Exercise requirements ::
Repeat all of the material below exactly as written, images excluded.
**** Data section ****
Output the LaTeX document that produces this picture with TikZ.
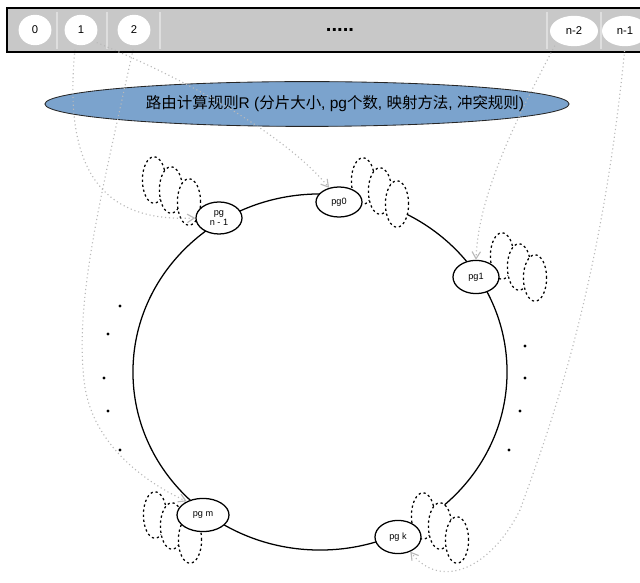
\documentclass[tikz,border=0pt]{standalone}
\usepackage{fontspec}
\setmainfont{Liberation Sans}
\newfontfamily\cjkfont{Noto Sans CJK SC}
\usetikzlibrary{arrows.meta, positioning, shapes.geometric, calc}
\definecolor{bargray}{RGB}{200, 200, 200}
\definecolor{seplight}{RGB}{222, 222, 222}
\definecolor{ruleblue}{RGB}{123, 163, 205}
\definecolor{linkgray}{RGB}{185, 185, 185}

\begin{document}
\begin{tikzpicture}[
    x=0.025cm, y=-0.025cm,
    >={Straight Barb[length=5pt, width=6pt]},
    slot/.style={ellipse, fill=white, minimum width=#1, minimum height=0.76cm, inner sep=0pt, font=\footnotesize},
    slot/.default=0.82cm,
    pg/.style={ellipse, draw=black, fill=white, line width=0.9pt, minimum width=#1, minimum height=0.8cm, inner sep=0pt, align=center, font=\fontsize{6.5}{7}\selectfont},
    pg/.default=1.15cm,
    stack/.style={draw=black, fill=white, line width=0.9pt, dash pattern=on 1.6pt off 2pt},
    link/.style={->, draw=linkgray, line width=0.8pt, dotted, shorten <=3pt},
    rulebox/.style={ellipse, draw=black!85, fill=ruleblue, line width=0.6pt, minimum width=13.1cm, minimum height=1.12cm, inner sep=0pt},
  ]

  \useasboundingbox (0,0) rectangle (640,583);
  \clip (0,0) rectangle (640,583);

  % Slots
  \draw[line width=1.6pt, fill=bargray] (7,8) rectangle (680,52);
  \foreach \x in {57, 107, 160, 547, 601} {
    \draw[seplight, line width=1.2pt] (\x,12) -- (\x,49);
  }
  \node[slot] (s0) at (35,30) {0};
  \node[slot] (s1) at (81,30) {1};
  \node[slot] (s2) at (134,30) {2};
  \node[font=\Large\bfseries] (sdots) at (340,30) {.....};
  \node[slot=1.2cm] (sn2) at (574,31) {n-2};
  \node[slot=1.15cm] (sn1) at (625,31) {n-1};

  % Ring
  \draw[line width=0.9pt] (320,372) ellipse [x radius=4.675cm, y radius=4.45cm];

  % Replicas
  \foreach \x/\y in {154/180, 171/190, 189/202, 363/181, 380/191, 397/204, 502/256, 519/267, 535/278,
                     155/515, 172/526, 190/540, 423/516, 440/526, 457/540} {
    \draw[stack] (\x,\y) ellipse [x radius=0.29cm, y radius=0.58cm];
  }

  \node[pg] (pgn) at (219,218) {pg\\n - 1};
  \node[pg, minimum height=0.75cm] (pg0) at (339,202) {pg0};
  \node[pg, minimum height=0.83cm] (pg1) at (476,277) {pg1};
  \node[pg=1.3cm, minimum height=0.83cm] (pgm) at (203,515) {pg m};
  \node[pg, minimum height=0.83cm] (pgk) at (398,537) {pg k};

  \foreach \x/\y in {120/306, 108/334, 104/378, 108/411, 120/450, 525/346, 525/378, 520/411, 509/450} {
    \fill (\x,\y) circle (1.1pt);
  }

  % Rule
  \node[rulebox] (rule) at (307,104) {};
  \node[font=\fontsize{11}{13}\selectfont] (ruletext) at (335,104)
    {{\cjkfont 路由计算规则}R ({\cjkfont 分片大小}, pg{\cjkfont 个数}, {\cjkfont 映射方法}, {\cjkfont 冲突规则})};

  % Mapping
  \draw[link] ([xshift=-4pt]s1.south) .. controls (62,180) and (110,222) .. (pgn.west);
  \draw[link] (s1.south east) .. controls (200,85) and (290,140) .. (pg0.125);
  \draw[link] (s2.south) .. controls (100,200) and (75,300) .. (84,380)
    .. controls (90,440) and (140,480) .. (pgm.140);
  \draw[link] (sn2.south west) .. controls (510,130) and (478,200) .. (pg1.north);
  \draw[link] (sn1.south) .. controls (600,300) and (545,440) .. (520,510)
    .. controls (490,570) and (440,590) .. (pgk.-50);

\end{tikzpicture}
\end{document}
****
Exercise output ::
Output the LaTeX document that produces this picture with TikZ.
\documentclass[tikz,border=0pt]{standalone}
\usepackage{fontspec}
\setmainfont{Liberation Sans}
\newfontfamily\cjkfont{Noto Sans CJK SC}
\usetikzlibrary{arrows.meta, positioning, shapes.geometric, calc}
\definecolor{bargray}{RGB}{200, 200, 200}
\definecolor{seplight}{RGB}{222, 222, 222}
\definecolor{ruleblue}{RGB}{123, 163, 205}
\definecolor{linkgray}{RGB}{185, 185, 185}

\begin{document}
\begin{tikzpicture}[
    x=0.025cm, y=-0.025cm,
    >={Straight Barb[length=5pt, width=6pt]},
    slot/.style={ellipse, fill=white, minimum width=#1, minimum height=0.76cm, inner sep=0pt, font=\footnotesize},
    slot/.default=0.82cm,
    pg/.style={ellipse, draw=black, fill=white, line width=0.9pt, minimum width=#1, minimum height=0.8cm, inner sep=0pt, align=center, font=\fontsize{6.5}{7}\selectfont},
    pg/.default=1.15cm,
    stack/.style={draw=black, fill=white, line width=0.9pt, dash pattern=on 1.6pt off 2pt},
    link/.style={->, draw=linkgray, line width=0.8pt, dotted, shorten <=3pt},
    rulebox/.style={ellipse, draw=black!85, fill=ruleblue, line width=0.6pt, minimum width=13.1cm, minimum height=1.12cm, inner sep=0pt},
  ]

  \useasboundingbox (0,0) rectangle (640,583);
  \clip (0,0) rectangle (640,583);

  % Slots
  \draw[line width=1.6pt, fill=bargray] (7,8) rectangle (680,52);
  \foreach \x in {57, 107, 160, 547, 601} {
    \draw[seplight, line width=1.2pt] (\x,12) -- (\x,49);
  }
  \node[slot] (s0) at (35,30) {0};
  \node[slot] (s1) at (81,30) {1};
  \node[slot] (s2) at (134,30) {2};
  \node[font=\Large\bfseries] (sdots) at (340,30) {.....};
  \node[slot=1.2cm] (sn2) at (574,31) {n-2};
  \node[slot=1.15cm] (sn1) at (625,31) {n-1};

  % Ring
  \draw[line width=0.9pt] (320,372) ellipse [x radius=4.675cm, y radius=4.45cm];

  % Replicas
  \foreach \x/\y in {154/180, 171/190, 189/202, 363/181, 380/191, 397/204, 502/256, 519/267, 535/278,
                     155/515, 172/526, 190/540, 423/516, 440/526, 457/540} {
    \draw[stack] (\x,\y) ellipse [x radius=0.29cm, y radius=0.58cm];
  }

  \node[pg] (pgn) at (219,218) {pg\\n - 1};
  \node[pg, minimum height=0.75cm] (pg0) at (339,202) {pg0};
  \node[pg, minimum height=0.83cm] (pg1) at (476,277) {pg1};
  \node[pg=1.3cm, minimum height=0.83cm] (pgm) at (203,515) {pg m};
  \node[pg, minimum height=0.83cm] (pgk) at (398,537) {pg k};

  \foreach \x/\y in {120/306, 108/334, 104/378, 108/411, 120/450, 525/346, 525/378, 520/411, 509/450} {
    \fill (\x,\y) circle (1.1pt);
  }

  % Rule
  \node[rulebox] (rule) at (307,104) {};
  \node[font=\fontsize{11}{13}\selectfont] (ruletext) at (335,104)
    {{\cjkfont 路由计算规则}R ({\cjkfont 分片大小}, pg{\cjkfont 个数}, {\cjkfont 映射方法}, {\cjkfont 冲突规则})};

  % Mapping
  \draw[link] ([xshift=-4pt]s1.south) .. controls (62,180) and (110,222) .. (pgn.west);
  \draw[link] (s1.south east) .. controls (200,85) and (290,140) .. (pg0.125);
  \draw[link] (s2.south) .. controls (100,200) and (75,300) .. (84,380)
    .. controls (90,440) and (140,480) .. (pgm.140);
  \draw[link] (sn2.south west) .. controls (510,130) and (478,200) .. (pg1.north);
  \draw[link] (sn1.south) .. controls (600,300) and (545,440) .. (520,510)
    .. controls (490,570) and (440,590) .. (pgk.-50);

\end{tikzpicture}
\end{document}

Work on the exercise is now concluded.